I'm not quite sure what terminology to search for, so my title is funky... Here is the workflow I've got:
Semi-structured documents are scanned to file. The files are OCR'd to text.
The text is parsed into Python objects
The objects are serialized (to SQL, JSON, whatever) for use.
The documents are structures like this:
HEADER blah blah, Page ###
blah
Garbage text...
1. Question Text...
continued until now. A. Choice text...
adsadsf. B. Another Choice...
2. Another Question...
I need to extract the questions and choices. The problem is that, because the text is OCR output, there are occasional strange substitutions like '2' - 'Z' which makes ordinary regular expressions useless. I've tried the Levenshtein module and it helps, but it requires prior knowledge of what edit distance is to be expected.
I don't know whether I'm looking to create a parser? a lexer? something else? This has lead me down all kinds of interesting but nonrelevant paths. Guidance would be greatly appreciated. Oh, also, the text is generally from specific technical domains, so general spelling tools are not so helpful.
Regarding the structure of the documents, there is no clear visual pattern -- like line breaks or indentation -- with the exception of the fact that "questions" usually begin a line. Crap on the document can cause characters to appear before the actual beginning of the line, which means that something along the lines of r'^[0-9]+' does not reliably work.

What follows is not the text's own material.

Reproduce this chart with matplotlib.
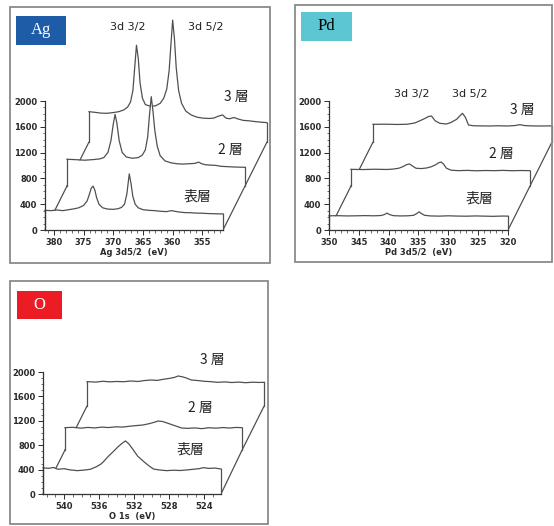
import matplotlib
matplotlib.use("Agg")
import matplotlib.pyplot as plt
from matplotlib.patches import Rectangle, ConnectionPatch
from matplotlib.ticker import MultipleLocator
from matplotlib.transforms import offset_copy

plt.rcParams['font.family'] = ['DejaVu Sans']

# ---- Ag 3d (energy in eV, counts) ; layer 0 = 表層, 1 = 2層, 2 = 3層
ag_e0 = [381.5, 380.5, 379.5, 378.5, 377.5, 376.5, 375.8, 375.0, 374.4, 374.0, 373.7, 373.4, 373.1,
         372.8, 372.4, 371.8, 371.0, 370.0, 369.2, 368.6, 368.1, 367.7, 367.3, 367.0, 366.7, 366.3,
         365.8, 365.0, 364.0, 363.0, 362.0, 361.0, 360.2, 359.6, 359.0, 358.0, 357.0, 356.0, 355.0,
         354.0, 353.0, 352.0, 351.5]
ag_c0 = [305, 300, 310, 300, 315, 330, 345, 380, 450, 560, 650, 680, 620, 500, 400, 345, 325, 320,
         330, 350, 400, 560, 870, 720, 520, 400, 345, 315, 305, 300, 290, 285, 300, 290, 280, 270,
         268, 262, 260, 255, 252, 250, 250]
ag_e1 = [381.5, 380.0, 378.5, 377.0, 376.0, 375.3, 374.6, 374.1, 373.7, 373.4, 373.1, 372.7, 372.2,
         371.5, 370.5, 369.5, 368.8, 368.3, 367.9, 367.6, 367.3, 367.0, 366.7, 366.3, 365.8, 365.0,
         364.0, 363.0, 362.0, 361.0, 360.0, 359.3, 358.8, 358.2, 357.5, 356.5, 355.5, 354.5, 353.5,
         352.5, 351.5]
ag_c1 = [415, 408, 400, 410, 420, 440, 520, 700, 960, 1110, 980, 700, 520, 450, 430, 440, 480, 560,
         760, 1100, 1385, 1150, 860, 620, 470, 390, 360, 345, 340, 345, 350, 370, 345, 330, 325, 320,
         305, 300, 295, 292, 290]
ag_e2 = [381.5, 380.5, 379.5, 378.5, 377.5, 376.5, 375.7, 375.0, 374.5, 374.1, 373.8, 373.5, 373.2,
         372.9, 372.5, 372.0, 371.2, 370.3, 369.5, 368.9, 368.4, 368.0, 367.7, 367.4, 367.1, 366.8,
         366.4, 365.9, 365.2, 364.3, 363.3, 362.3, 361.3, 360.5, 359.7, 359.0, 358.4, 357.8, 357.1,
         356.3, 355.5, 354.7, 353.8, 352.8, 351.5]
ag_c2 = [470, 460, 448, 445, 455, 470, 495, 540, 620, 800, 1150, 1500, 1300, 920, 680, 580, 555, 560,
         600, 680, 820, 1100, 1500, 1890, 1600, 1150, 800, 600, 480, 420, 385, 370, 365, 370, 400,
         420, 370, 360, 380, 355, 335, 330, 320, 310, 300]

# ---- Pd 3d
pd_e0 = [350, 348.5, 347, 345.5, 344, 342.5, 341.2, 340.7, 340.3, 339.8, 339.2, 338, 336.8, 335.8,
         335.3, 334.9, 334.5, 334.0, 333, 331.5, 330, 328.5, 327, 325.5, 324, 322.5, 321, 320]
pd_c0 = [220, 222, 218, 220, 223, 220, 225, 240, 262, 238, 222, 218, 220, 228, 255, 282, 255, 228,
         218, 215, 220, 216, 214, 218, 215, 212, 216, 215]
pd_e1 = [350, 348, 346, 344, 343, 342, 341.3, 340.7, 340.2, 339.7, 339.1, 338.2, 337.3, 336.5, 335.8,
         335.3, 334.9, 334.5, 334.0, 333.2, 332, 330.5, 329, 327.5, 326, 324.5, 323, 321.5, 320]
pd_c1 = [258, 255, 260, 256, 262, 275, 300, 330, 342, 310, 275, 270, 280, 300, 330, 360, 372, 340,
         275, 245, 238, 242, 236, 240, 238, 242, 237, 240, 238]
pd_e2 = [350, 348, 346, 344.3, 343, 342.1, 341.3, 340.7, 340.2, 339.6, 338.8, 337.7, 337, 336.4, 336.0,
         335.5, 335.0, 334.5, 334.0, 333.2, 332, 330.4, 329, 327.5, 326.2, 325.4, 324.6, 323.5, 322,
         320.5, 320]
pd_c2 = [274, 276, 272, 275, 295, 331, 365, 395, 403, 330, 290, 279, 300, 330, 351, 400, 445, 380,
         264, 252, 250, 248, 252, 248, 255, 269, 255, 250, 248, 250, 248]

# ---- O 1s
o_e0 = [542.4, 541.8, 541.2, 540.7, 540.0, 539.3, 538.5, 537.7, 537.0, 536.3, 535.8, 535.5, 535.0,
        534.4, 533.8, 533.3, 533.0, 532.6, 532.1, 531.6, 530.9, 530.3, 529.8, 529.2, 528.3, 527.5,
        526.8, 526.0, 525.3, 524.6, 524.1, 523.5, 522.8, 522.1]
o_c0 = [430, 420, 435, 405, 415, 395, 383, 392, 405, 448, 490, 530, 610, 694, 780, 840, 870, 820,
        722, 620, 530, 460, 410, 395, 383, 390, 385, 394, 405, 415, 432, 420, 425, 410]
o_e1 = [542.4, 541.5, 540.6, 539.8, 539.0, 538.2, 537.4, 536.6, 535.8, 535.0, 534.3, 533.5, 532.8,
        532.2, 531.8, 531.3, 530.8, 530.3, 529.7, 529.1, 528.4, 527.6, 526.8, 526.0, 525.2, 524.4,
        523.6, 522.9, 522.2]
o_c1 = [366, 372, 358, 370, 362, 375, 368, 380, 376, 390, 400, 410, 432, 455, 475, 468, 445, 420,
        390, 360, 355, 362, 350, 365, 358, 368, 360, 370, 366]
o_e2 = [542.4, 541.4, 540.6, 539.8, 539.0, 538.2, 537.4, 536.6, 535.8, 535.1, 534.4, 533.6, 532.9,
        532.4, 532.0, 531.5, 531.0, 530.5, 529.8, 529.0, 528.2, 527.5, 526.7, 525.9, 525.1, 524.3,
        523.5, 522.8, 522.2]
o_c2 = [399, 392, 405, 396, 402, 398, 410, 402, 418, 426, 420, 440, 455, 470, 492, 478, 455, 426,
        418, 405, 398, 388, 395, 385, 392, 382, 390, 386, 388]

layer_names = ["表層", "2 層", "3 層"]
y_ticks = [0, 400, 800, 1200, 1600, 2000]

W, H = 554, 526
fig = plt.figure(figsize=(W / 100, H / 100), dpi=100)

LINE = "#505050"
CJK = ['Noto Sans CJK JP', 'DejaVu Sans']


def px_rect(x0, y0, x1, y1):
    # pixel box (top-left origin) -> figure fraction
    return [x0 / W, 1 - y1 / H, (x1 - x0) / W, (y1 - y0) / H]


def panel(box, title, tcolor, txtcolor, axbox, xlim, xmajor, xlabel, layers,
          peak_txt, layer_txt):
    fx = box
    fig.add_artist(Rectangle((fx[0] / W, 1 - fx[3] / H), (fx[2] - fx[0]) / W, (fx[3] - fx[1]) / H,
                             transform=fig.transFigure, fill=False, ec="#8a8a8a", lw=1.3))
    tb = title
    fig.add_artist(Rectangle((tb[0] / W, 1 - tb[3] / H), (tb[2] - tb[0]) / W, (tb[3] - tb[1]) / H,
                             transform=fig.transFigure, fc=tcolor, ec="none"))
    fig.text((tb[0] + tb[2]) / 2 / W, 1 - (tb[1] + tb[3]) / 2 / H, tb[4], color=txtcolor,
             family="Liberation Serif", fontsize=12, ha="center", va="center")

    ax = fig.add_axes(px_rect(*axbox))
    ax.set_facecolor("none")
    ax.set_xlim(*xlim)
    ax.set_ylim(0, 2000)
    for s in ["top", "right"]:
        ax.spines[s].set_visible(False)
    for s in ["left", "bottom"]:
        ax.spines[s].set_color("#333333")
        ax.spines[s].set_linewidth(0.9)
        ax.spines[s].set_zorder(30)
    ax.set_yticks(y_ticks)
    ax.yaxis.set_minor_locator(MultipleLocator(100))
    ax.xaxis.set_major_locator(MultipleLocator(xmajor))
    ax.xaxis.set_minor_locator(MultipleLocator(1))
    ax.tick_params(which="major", length=3.5, width=0.7, labelsize=6, colors="#2a2a2a", pad=2)
    ax.tick_params(which="minor", length=1.8, width=0.5, colors="#333333")
    for lab in ax.get_xticklabels() + ax.get_yticklabels():
        lab.set_fontweight("bold")
    ax.set_xlabel(xlabel, fontsize=6, labelpad=1, color="#2a2a2a", fontweight="bold")

    trans = [offset_copy(ax.transData, fig=fig, x=22 * i, y=44 * i, units="dots") for i in range(3)]
    for i in (2, 1, 0):
        e, c = layers[i]
        z = 5 + (2 - i) * 4
        ax.fill_between(e, 0, c, color="white", lw=0, transform=trans[i], zorder=z, clip_on=False)
        ax.plot(e, c, color=LINE, lw=0.9, transform=trans[i], zorder=z + 1, clip_on=False)
        ax.plot([e[0], e[0]], [0, c[0]], color=LINE, lw=0.9, transform=trans[i], zorder=z + 1,
                clip_on=False)
        ax.plot([e[-1], e[-1]], [0, c[-1]], color=LINE, lw=0.9, transform=trans[i], zorder=z + 1,
                clip_on=False)
        if i < 2:
            for k in (0, -1):
                con = ConnectionPatch(xyA=(e[k], 0), coordsA=trans[i],
                                      xyB=(layers[i + 1][0][k], 0), coordsB=trans[i + 1],
                                      color=LINE, lw=0.9, zorder=z - 0.5)
                con.set_clip_on(False)
                ax.add_artist(con)

    for (tx, ty, s) in peak_txt:
        fig.text(tx / W, 1 - ty / H, s, fontsize=8, color="#222222", ha="center", va="center")
    for (tx, ty, s) in layer_txt:
        fig.text(tx / W, 1 - ty / H, s, fontsize=10, color="#222222", ha="center", va="center",
                 family=CJK, zorder=40,
                 bbox=dict(fc="white", ec="none", pad=1.5))
    return ax


panel((10, 7, 270, 263), (16, 16, 66, 45, "Ag"), "#1f5ca8", "white",
      (45, 101, 223, 230), (381.5, 351.5), 5, "Ag 3d5/2  (eV)",
      [(ag_e0, ag_c0), (ag_e1, ag_c1), (ag_e2, ag_c2)],
      [(128, 27, "3d 3/2"), (206, 27, "3d 5/2")],
      [(236, 97, layer_names[2]), (230, 150, layer_names[1]), (197, 197, layer_names[0])])

panel((295, 5, 552, 262), (301, 12, 352, 41, "Pd"), "#5cc7d2", "black",
      (329, 101, 508, 230), (350, 320), 5, "Pd 3d5/2  (eV)",
      [(pd_e0, pd_c0), (pd_e1, pd_c1), (pd_e2, pd_c2)],
      [(412, 94, "3d 3/2"), (470, 94, "3d 5/2")],
      [(522, 110, layer_names[2]), (501, 154, layer_names[1]), (479, 199, layer_names[0])])

panel((10, 281, 268, 524), (17, 291, 62, 319, "O"), "#ec1c24", "white",
      (43, 372, 221, 494), (542.4, 522.1), 4, "O 1s  (eV)",
      [(o_e0, o_c0), (o_e1, o_c1), (o_e2, o_c2)],
      [],
      [(212, 360, layer_names[2]), (200, 408, layer_names[1]), (190, 450, layer_names[0])])

fig.savefig("out.png", dpi=100)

Though the "questions" always begin with an int, a period and a space; the OCR can substitute other characters or skip characters. This is not so much a problem with Tesseract or Cunieform, rather with the poor quality of the paper documents.
#
Note: for the project in question, it was decided that having a human prep the OCR'd text was better that spending the time coding a solution. I'd still love good pointers, however.